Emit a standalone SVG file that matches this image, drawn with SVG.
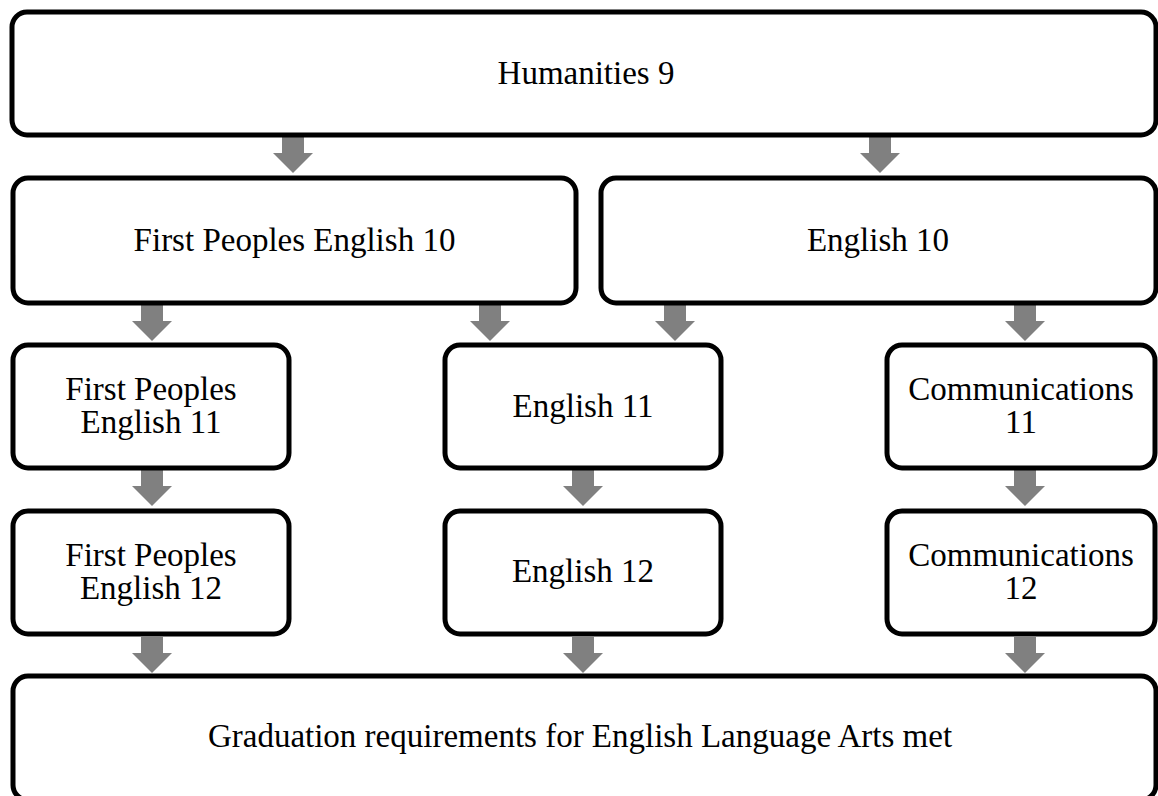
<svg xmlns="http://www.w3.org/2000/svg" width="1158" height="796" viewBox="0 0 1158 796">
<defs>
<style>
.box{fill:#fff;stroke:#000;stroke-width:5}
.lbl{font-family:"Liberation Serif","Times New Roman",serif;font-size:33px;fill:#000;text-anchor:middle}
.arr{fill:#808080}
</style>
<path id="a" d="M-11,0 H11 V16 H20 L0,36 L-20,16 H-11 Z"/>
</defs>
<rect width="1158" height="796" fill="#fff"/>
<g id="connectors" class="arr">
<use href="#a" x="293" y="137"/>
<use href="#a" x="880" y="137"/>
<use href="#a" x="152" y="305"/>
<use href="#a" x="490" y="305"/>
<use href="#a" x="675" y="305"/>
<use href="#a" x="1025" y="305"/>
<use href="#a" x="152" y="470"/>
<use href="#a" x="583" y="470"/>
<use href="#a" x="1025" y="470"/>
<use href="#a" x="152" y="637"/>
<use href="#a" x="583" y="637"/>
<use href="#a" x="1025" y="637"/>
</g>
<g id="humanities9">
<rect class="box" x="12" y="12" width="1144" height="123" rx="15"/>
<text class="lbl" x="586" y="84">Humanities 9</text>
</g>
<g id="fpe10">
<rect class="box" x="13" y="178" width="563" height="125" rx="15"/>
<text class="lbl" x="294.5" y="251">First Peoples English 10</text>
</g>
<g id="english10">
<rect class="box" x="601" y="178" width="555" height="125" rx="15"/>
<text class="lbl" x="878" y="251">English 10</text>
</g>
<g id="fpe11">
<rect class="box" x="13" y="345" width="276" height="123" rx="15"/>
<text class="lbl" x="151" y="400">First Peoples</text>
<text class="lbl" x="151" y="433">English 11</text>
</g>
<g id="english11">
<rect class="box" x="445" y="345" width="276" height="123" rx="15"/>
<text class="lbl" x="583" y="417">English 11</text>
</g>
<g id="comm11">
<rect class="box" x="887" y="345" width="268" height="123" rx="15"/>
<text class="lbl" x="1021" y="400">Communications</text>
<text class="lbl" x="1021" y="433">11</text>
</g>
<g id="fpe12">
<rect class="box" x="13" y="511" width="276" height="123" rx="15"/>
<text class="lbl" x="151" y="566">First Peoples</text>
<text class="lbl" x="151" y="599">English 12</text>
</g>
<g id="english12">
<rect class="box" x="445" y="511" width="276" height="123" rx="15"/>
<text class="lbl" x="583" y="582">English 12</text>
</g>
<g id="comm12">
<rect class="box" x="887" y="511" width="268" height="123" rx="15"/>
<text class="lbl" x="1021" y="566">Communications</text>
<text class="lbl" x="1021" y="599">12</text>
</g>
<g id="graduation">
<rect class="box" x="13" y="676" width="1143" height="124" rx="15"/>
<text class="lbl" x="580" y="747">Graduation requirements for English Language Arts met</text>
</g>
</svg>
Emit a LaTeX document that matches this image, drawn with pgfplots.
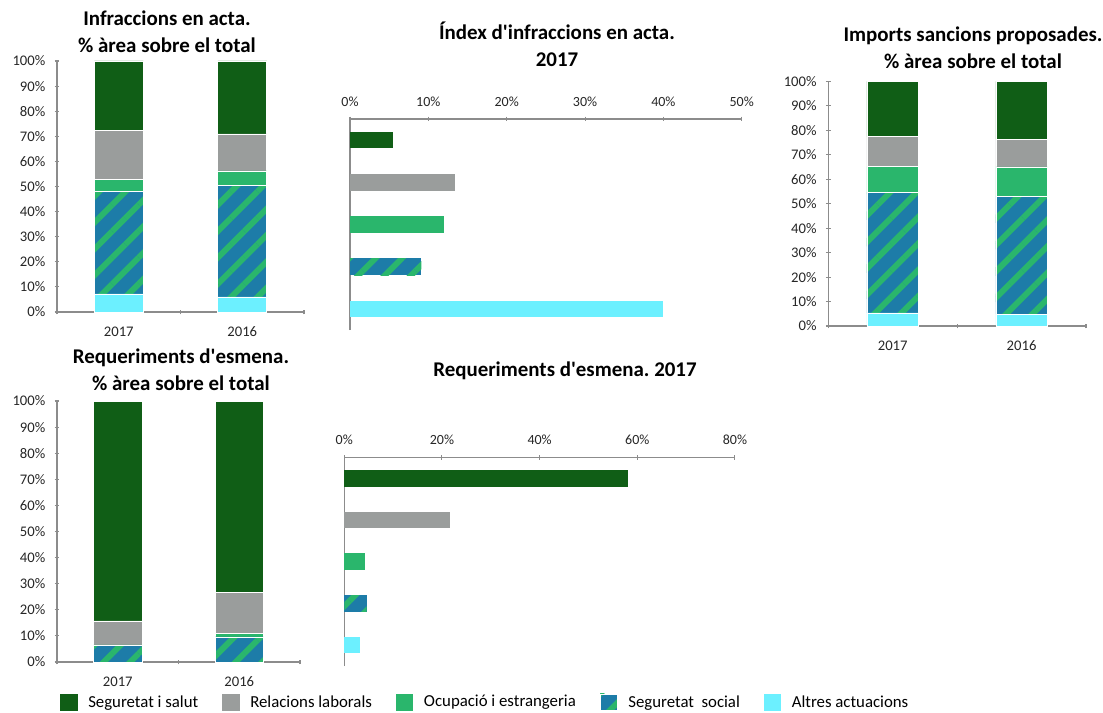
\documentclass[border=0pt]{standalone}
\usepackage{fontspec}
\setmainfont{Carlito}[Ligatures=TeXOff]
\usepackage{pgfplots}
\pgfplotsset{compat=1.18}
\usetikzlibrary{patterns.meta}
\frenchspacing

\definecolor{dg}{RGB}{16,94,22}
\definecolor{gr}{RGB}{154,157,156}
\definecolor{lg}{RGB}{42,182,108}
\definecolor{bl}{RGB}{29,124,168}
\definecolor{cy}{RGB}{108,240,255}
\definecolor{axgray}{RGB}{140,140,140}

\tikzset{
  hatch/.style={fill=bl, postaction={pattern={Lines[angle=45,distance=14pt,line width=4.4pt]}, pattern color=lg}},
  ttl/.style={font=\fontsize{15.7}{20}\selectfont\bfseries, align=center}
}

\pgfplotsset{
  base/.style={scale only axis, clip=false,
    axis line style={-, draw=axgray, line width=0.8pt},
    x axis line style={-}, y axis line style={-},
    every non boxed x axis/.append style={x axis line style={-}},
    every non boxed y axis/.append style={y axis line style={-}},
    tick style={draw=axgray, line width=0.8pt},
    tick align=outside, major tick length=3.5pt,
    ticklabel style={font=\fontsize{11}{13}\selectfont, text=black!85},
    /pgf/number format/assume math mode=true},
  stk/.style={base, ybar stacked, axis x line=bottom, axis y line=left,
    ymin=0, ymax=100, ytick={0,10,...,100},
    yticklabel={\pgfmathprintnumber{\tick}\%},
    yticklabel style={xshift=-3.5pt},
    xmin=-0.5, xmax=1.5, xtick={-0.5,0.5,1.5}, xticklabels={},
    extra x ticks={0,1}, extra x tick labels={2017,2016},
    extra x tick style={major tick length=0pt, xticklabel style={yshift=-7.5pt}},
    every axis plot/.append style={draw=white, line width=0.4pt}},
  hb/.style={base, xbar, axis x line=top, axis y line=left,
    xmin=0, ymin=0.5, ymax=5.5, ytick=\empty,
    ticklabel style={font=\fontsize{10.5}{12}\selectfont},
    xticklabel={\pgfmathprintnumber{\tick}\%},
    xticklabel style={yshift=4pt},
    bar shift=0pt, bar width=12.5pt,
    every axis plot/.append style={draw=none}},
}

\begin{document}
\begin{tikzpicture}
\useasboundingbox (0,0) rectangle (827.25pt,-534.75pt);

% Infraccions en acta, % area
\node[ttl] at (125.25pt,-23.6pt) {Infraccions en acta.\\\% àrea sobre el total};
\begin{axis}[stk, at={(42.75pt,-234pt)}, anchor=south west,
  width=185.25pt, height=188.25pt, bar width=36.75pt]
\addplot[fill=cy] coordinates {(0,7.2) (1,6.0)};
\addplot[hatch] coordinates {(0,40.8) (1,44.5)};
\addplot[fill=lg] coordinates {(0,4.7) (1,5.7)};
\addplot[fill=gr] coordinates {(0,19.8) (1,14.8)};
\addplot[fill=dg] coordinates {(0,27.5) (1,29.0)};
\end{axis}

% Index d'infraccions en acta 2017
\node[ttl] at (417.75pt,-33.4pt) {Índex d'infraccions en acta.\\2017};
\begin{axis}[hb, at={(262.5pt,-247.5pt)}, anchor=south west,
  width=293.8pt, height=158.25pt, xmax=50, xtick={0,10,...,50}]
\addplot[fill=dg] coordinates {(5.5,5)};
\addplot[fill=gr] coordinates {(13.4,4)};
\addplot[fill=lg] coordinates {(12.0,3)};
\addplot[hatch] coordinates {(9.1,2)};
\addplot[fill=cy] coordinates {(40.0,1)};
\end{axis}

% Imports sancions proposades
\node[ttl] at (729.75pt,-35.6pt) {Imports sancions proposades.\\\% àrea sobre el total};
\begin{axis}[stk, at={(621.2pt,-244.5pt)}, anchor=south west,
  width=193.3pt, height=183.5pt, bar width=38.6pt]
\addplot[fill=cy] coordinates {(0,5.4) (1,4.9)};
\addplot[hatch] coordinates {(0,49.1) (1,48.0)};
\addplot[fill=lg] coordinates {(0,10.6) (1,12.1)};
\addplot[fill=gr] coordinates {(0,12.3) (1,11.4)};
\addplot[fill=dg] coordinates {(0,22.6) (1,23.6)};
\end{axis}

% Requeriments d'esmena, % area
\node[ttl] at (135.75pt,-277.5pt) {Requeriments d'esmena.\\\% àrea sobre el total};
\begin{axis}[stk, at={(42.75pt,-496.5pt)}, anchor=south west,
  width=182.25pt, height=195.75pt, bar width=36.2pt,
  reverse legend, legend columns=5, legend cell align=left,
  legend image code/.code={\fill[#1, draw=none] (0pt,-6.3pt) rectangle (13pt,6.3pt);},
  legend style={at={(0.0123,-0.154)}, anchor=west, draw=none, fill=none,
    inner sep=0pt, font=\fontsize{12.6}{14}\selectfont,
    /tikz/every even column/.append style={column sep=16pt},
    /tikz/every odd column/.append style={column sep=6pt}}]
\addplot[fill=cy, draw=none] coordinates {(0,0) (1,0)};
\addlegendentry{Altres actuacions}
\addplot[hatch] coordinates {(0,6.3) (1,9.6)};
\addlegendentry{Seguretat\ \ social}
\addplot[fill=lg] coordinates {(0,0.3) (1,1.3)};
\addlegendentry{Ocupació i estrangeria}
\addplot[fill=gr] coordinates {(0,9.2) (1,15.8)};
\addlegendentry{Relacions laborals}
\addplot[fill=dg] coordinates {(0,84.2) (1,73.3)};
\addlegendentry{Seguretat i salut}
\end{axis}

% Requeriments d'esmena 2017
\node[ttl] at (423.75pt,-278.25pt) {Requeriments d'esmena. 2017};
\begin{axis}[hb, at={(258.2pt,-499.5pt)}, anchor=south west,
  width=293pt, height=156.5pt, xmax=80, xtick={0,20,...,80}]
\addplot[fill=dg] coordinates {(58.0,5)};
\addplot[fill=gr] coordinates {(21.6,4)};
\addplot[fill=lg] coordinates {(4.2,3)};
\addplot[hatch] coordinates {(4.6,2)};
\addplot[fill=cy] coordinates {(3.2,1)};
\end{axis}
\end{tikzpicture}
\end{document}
+ + + +
Exercise objective — Where a line of the records above holds the word "with", copy that line.

Solved exercise —
Emit a standalone SVG file that matches this image, drawn with SVG.
Emit a LaTeX document that matches this image, drawn with pgfplots.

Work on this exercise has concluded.